Stay at the Bench Or Move to the Bedside: What Is the Role for Neoadjuvant Therapy in Melanoma Today?
There have been major breakthroughs in stage II adjuvant therapy, leading many oncologists to wonder how to best treat patients to avoid toxicity and needless treatment…and if neoadjuvant therapy could be the answer. That’s why Dr. Omid Hami from Los Angeles led the “Stay at the Bench Or Move to the Bedside: What Is the Role for Neoadjuvant Therapy in Melanoma Today?” session that sought to address this controversial issue on day 4 of the ESMO Congress.
Taking the stage in support of the use of neoadjuvant therapy was Dr. Paolo Ascierto from Naples, Italy. He noted that there’s a high proportion of patients who can’t benefit from adjuvant therapy, which has led to an increased interest in neoadjuvant therapy in the past several years. That stage II research across a variety of cancer types has found that neoadjuvant therapy is associated with clinical benefits.
For instance, the short duration of treatment has been shown to improve patients’ quality of life, and the discontinuation of treatment due to adverse events is lower among patients receiving neoadjuvant therapy compared to adjuvant therapy.
While he admitted that some—like his own opponent in this controversy session—would like to see data from randomized studies, he argued that some stage III trials are already in the works, and based on the research thus far, Dr.

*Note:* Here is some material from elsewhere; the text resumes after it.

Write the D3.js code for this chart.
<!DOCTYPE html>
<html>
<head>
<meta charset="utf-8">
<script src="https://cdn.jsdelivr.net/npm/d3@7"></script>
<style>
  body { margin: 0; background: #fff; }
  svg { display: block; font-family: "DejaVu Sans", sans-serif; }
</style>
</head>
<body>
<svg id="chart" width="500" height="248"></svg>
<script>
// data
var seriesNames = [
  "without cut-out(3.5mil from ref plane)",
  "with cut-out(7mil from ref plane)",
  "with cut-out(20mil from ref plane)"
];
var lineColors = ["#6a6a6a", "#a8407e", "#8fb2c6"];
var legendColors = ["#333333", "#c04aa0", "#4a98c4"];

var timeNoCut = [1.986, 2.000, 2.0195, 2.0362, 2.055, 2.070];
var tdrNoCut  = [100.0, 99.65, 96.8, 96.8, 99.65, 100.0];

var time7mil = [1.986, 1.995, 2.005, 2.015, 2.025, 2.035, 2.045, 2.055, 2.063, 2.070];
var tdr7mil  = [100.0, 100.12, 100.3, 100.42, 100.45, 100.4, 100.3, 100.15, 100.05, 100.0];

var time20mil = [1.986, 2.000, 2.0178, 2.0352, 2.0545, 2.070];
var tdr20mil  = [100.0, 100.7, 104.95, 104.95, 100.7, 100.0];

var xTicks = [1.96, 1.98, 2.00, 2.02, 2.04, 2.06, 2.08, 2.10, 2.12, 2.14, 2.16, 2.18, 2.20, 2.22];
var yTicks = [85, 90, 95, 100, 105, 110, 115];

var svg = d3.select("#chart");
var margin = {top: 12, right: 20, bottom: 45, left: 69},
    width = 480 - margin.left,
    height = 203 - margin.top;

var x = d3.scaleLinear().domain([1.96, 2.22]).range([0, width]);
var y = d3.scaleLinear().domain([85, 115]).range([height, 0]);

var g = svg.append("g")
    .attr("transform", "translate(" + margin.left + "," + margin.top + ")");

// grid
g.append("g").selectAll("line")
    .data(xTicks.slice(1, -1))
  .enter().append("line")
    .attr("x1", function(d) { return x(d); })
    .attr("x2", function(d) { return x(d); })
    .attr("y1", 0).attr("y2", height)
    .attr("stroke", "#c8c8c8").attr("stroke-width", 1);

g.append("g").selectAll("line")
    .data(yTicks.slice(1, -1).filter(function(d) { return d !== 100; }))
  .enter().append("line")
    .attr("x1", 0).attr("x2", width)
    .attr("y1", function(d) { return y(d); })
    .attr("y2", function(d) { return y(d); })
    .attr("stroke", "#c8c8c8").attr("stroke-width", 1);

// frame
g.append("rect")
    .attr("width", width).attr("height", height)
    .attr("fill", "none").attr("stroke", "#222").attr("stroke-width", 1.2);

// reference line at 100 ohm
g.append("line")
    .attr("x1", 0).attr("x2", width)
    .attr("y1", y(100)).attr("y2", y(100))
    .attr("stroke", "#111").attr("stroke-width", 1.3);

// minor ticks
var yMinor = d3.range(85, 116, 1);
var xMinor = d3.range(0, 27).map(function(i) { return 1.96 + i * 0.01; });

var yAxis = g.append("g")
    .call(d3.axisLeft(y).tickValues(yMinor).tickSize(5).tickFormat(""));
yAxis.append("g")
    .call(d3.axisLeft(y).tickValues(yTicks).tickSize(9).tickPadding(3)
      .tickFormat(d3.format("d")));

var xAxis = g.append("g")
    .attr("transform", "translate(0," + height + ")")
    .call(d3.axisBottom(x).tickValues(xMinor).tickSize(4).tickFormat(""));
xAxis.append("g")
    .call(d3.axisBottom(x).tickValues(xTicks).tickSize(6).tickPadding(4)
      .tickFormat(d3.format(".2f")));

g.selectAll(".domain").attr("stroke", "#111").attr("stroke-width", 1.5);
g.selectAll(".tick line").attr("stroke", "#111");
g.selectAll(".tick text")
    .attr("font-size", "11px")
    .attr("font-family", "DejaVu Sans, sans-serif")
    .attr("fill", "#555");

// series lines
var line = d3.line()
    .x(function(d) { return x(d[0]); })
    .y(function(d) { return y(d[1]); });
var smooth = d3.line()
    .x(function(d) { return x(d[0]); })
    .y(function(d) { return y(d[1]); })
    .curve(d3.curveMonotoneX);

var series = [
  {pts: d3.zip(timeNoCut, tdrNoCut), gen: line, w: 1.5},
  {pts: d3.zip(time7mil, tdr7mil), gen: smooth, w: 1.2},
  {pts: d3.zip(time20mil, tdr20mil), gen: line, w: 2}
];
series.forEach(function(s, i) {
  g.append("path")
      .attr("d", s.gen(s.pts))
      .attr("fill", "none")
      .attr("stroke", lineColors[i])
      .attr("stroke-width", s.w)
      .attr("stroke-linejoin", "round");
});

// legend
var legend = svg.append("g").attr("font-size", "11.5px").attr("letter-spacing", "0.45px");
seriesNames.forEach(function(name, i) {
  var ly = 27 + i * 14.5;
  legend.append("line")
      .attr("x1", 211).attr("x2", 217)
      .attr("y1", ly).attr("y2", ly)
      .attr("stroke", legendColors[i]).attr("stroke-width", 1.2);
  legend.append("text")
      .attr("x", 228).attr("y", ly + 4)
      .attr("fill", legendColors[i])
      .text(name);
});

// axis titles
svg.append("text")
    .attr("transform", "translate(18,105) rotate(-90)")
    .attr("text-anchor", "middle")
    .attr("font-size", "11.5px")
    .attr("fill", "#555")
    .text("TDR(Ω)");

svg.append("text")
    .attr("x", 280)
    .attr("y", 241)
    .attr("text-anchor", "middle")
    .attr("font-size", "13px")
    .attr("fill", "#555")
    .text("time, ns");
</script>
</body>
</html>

Ascierto supports the use of neoadjuvant therapy for patients with palpable and resectable disease or resectable oligometastatic disease.
Dr. Rienhard Dummer from Zurich, Switzerland was up next to share this viewpoint: that while there are some advantages of neoadjuvant therapies, Dr. Dummer believes that neoadjuvant therapy is appropriate for clinical trial and biomarker work—not in the clinic.
To support this stance, he listed some of the advantages of adjuvant therapy, including:
- Exact tumor staging by histology
- No acute complications of surgery
- No impact of adverse events on treatment or surgery
Dr. Dummer then noted that a limited number of melanoma patients participated in the neoadjuvant therapy study while 3,293 patients participated in adjuvant therapy trials. Additionally, adjuvant therapy is not only approved and reimbursed in most countries, but it also has documented long-term impacts on relapse-free survival and overall survival.
Since the long-term outcome of neoadjuvant therapy is not yet available, Dr. Dummer concluded that neoadjuvant trials are appropriate for unresectable stage III melanoma in the context of clinical trials as translational research tools but not the clinic.
To bring all of this together, Dr. Hami polled the attending oncologists and received the following results:
- Question (with the majority answer being "no"): Is neoadjuvant therapy ready for usage in general oncology practices?
- Question (with the majority answer being "no"): Is neoadjuvant therapy associated with better outcomes, stage for stage, than adjuvant therapy?
- Question (with the majority answer being "yes"): Can neoadjuvant therapy help fashion appropriate predictive and prognostic biomarkers for adjuvant and metastatic therapy/trials?
- Question (with the majority answer being "no"): Are neoadjuvant therapy trials appropriate for unresectable stage 3 melanoma?
None of the above questions received a unanimous response, however. This shows that the use of neoadjuvant therapy in melanoma still remains a controversial issue that deserves much more investigation.